PLAIN CITY, Ohio — Children at CMC’s Multiply 2019 conference July 26-28 filled 120 backpacks with socks, underwear, toiletries and other supplies to give to families seeking asylum at the U.S.-Mexico border.
First they watched a presentation with maps of Mexico and Central America, talked about their own families’ connections with other cultures, and learned to sing part of a song in Spanish.
Then, checklists and backpacks in hand, they lined up to pull items from a long row of plastic bins, filling the packs with clothing, water bottles, toothbrushes, snacks, and some things they weren’t sure about (“What’s deodorant?”).
Deborah Showalter, Outreach Central coordinator for children’s programs at the conference, said she knew the children would be learning about the Apostle Paul’s journeys and the stories of mission workers going to other countries today.
“I wanted the children to hear that we also have the opportunity to meet people from other cultures right here,” she said.
In early June she heard about Preemptive Love Coalition’s initiative to assemble backpacks to distribute through a local organization in El Paso, Texas.
“When I found out that one of our pastors in El Paso was able to help with communication and delivery, the pieces started coming together,” Showalter said.

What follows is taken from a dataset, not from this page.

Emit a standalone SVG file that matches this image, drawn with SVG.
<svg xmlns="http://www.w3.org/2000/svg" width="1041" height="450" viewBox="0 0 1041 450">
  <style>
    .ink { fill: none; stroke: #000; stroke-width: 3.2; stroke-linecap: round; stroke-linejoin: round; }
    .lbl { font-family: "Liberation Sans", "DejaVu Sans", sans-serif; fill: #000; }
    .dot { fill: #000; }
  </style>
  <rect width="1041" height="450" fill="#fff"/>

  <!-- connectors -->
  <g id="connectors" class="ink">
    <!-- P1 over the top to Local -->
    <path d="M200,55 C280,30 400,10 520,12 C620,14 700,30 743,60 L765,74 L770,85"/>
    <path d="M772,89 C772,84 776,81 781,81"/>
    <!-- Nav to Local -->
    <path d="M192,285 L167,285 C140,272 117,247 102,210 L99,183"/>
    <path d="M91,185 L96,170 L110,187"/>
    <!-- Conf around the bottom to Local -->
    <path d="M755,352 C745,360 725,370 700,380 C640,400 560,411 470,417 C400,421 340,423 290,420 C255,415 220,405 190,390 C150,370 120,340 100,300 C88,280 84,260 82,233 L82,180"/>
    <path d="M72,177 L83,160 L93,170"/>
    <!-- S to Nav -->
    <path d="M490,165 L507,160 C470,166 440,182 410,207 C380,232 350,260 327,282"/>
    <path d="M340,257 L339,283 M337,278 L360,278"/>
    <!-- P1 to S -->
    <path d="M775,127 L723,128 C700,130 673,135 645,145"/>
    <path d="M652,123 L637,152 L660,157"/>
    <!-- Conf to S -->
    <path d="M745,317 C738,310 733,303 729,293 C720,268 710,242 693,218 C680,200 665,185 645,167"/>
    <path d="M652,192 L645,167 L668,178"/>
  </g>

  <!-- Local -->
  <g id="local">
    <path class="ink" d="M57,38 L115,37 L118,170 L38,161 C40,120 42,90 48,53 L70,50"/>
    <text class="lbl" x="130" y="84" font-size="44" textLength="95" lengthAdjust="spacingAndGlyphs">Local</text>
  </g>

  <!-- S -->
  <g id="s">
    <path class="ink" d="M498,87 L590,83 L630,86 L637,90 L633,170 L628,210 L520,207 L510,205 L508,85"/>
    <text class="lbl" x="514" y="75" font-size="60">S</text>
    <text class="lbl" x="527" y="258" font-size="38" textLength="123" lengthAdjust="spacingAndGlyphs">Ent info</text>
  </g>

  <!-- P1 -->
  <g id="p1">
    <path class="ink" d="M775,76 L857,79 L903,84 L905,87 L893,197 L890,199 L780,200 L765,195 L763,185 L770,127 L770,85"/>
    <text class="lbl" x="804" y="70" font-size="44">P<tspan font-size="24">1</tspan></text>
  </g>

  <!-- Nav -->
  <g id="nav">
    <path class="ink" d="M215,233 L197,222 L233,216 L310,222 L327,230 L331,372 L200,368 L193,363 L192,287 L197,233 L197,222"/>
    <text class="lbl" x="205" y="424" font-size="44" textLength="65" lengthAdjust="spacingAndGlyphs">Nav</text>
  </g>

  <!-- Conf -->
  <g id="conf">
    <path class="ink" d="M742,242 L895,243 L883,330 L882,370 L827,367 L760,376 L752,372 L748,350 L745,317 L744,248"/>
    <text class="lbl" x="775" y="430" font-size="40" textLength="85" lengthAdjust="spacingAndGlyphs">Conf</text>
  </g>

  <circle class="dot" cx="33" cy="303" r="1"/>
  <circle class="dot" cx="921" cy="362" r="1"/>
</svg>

She sent out a call to CMC — an Anabaptist conference based in Irwin, Ohio — churches for donations, hoping to fill 100 backpacks.

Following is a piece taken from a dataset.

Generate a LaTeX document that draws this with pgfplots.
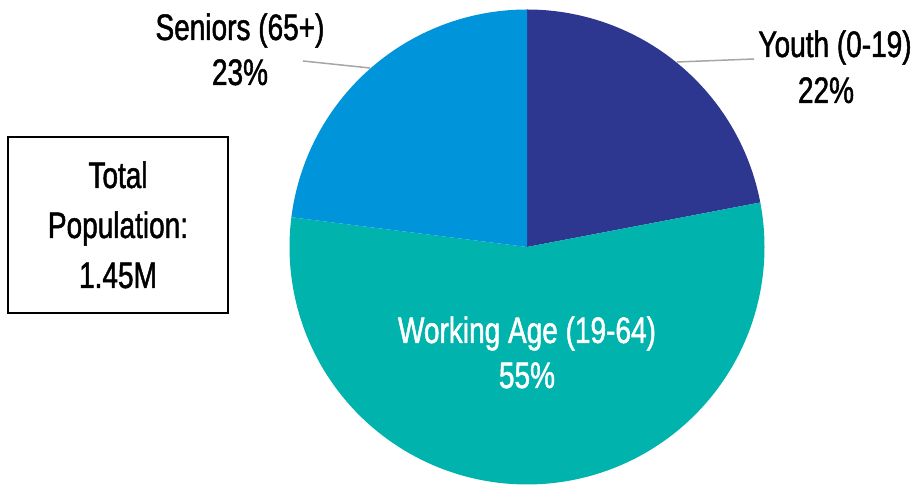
\documentclass[border=0pt]{standalone}
\usepackage{pgfplots}
\pgfplotsset{compat=1.18}
\usepackage{fontspec}
\setmainfont[FakeStretch=0.76, FakeBold=1.3]{Liberation Sans}
\definecolor{youthc}{HTML}{2E3790}
\definecolor{workc}{HTML}{00B3AC}
\definecolor{seniorc}{HTML}{0094DA}
\definecolor{leadc}{HTML}{A6A6A6}
% shares in percent
\def\youth{22}
\def\working{55}
\def\seniors{23}
\begin{document}
\begin{tikzpicture}
\pgfmathsetmacro{\aA}{90}
\pgfmathsetmacro{\aB}{\aA-3.6*\youth}
\pgfmathsetmacro{\aC}{\aB-3.6*\working}
\pgfmathsetmacro{\aD}{\aC-3.6*\seniors}
\def\cx{527}\def\cy{238}\def\R{237.5}
\begin{axis}[
  x=1bp, y=1bp, scale only axis,
  xmin=0, xmax=915, ymin=0, ymax=485,
  hide axis, clip=false,
]
\path (axis cs:0,0) rectangle (axis cs:915,485);
\addplot[fill=youthc, draw=none, domain=\aA:\aB, samples=120]
  ({\cx+\R*cos(x)}, {\cy+\R*sin(x)}) -- (axis cs:\cx,\cy) -- cycle;
\addplot[fill=workc, draw=none, domain=\aB:\aC, samples=240]
  ({\cx+\R*cos(x)}, {\cy+\R*sin(x)}) -- (axis cs:\cx,\cy) -- cycle;
\addplot[fill=seniorc, draw=none, domain=\aC:\aD, samples=120]
  ({\cx+\R*cos(x)}, {\cy+\R*sin(x)}) -- (axis cs:\cx,\cy) -- cycle;
% leader lines
\draw[leadc, line width=1.5bp] (axis cs:303,424) -- (axis cs:370,417);
\draw[leadc, line width=1.5bp] (axis cs:677,423) -- (axis cs:754,426);
% labels
\begin{scope}[every node/.style={inner sep=0pt, anchor=base, font=\fontsize{37}{42}\selectfont}]
\node at (axis cs:240,445) {Seniors (65+)};
\node at (axis cs:240,400) {\seniors\%};
\node at (axis cs:835,428) {Youth (0-19)};
\node at (axis cs:826,382) {\youth\%};
\node[text=white] at (axis cs:527,142) {Working Age (19-64)};
\node[text=white] at (axis cs:527,97) {\working\%};
\node at (axis cs:118,297) {Total};
\node at (axis cs:118,247) {Population:};
\node at (axis cs:118,197) {1.45M};
\end{scope}
\draw[line width=2bp] (axis cs:8,348) rectangle (axis cs:228,172);
\end{axis}
\end{tikzpicture}
\end{document}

David and Mayela Diller, the pastor couple at Ministerio Manantiales de Vida (Springs of Life Ministry) in El Paso, attended Multiply and talked to the children, showing them pictures of the families in their church.
Most are from Mexico and speak Spanish in their homes. David Diller asked the kids what they ate for breakfast and said most of his church members eat beans in the morning.
He got the kids on their feet and taught them the motions and words to “Jesús es mi superhéroe,” a song from the church’s vacation Bible school program this summer. Mayela Diller prayed in Spanish over the backpacks and the families that would receive them, asking that God would bless and comfort those who received these gifts.
When Multiply ended, the Dillers drove home with 60 backpacks in their little car.
They delivered the backpacks to Ciudad Nueva, a group that is working with Preemptive Love in El Paso and will take them across the border to Juárez.
Showalter loved the way the Dillers interacted with the kids. She got in touch with David just after the Aug. 3 shootings in an El Paso Walmart.
“The shootings had a huge impact. We have been in that Walmart many times, and it is fairly close to where we live,” David Diller said. “Choice Books has a rack in that store.”
Just knowing more about the Dillers and their church and feeling that connection “has really added to the heaviness I’ve felt with this recent tragedy,” Showalter added.
Showalter hopes the backpacks will encourage the families who receive them.
“I hope they realize they are not forgotten,” she said, with hopes they will be reminded of God’s love.
Speaking of the children who participated in the project, she asked, “Who knows all of the ways that God will lead these children to respond to the needs in our broken world?”
She wants them to be listening and ready when the opportunities come.
“Sometimes the invitation is as simple as filling a backpack with socks and underwear and toothbrushes,” she said.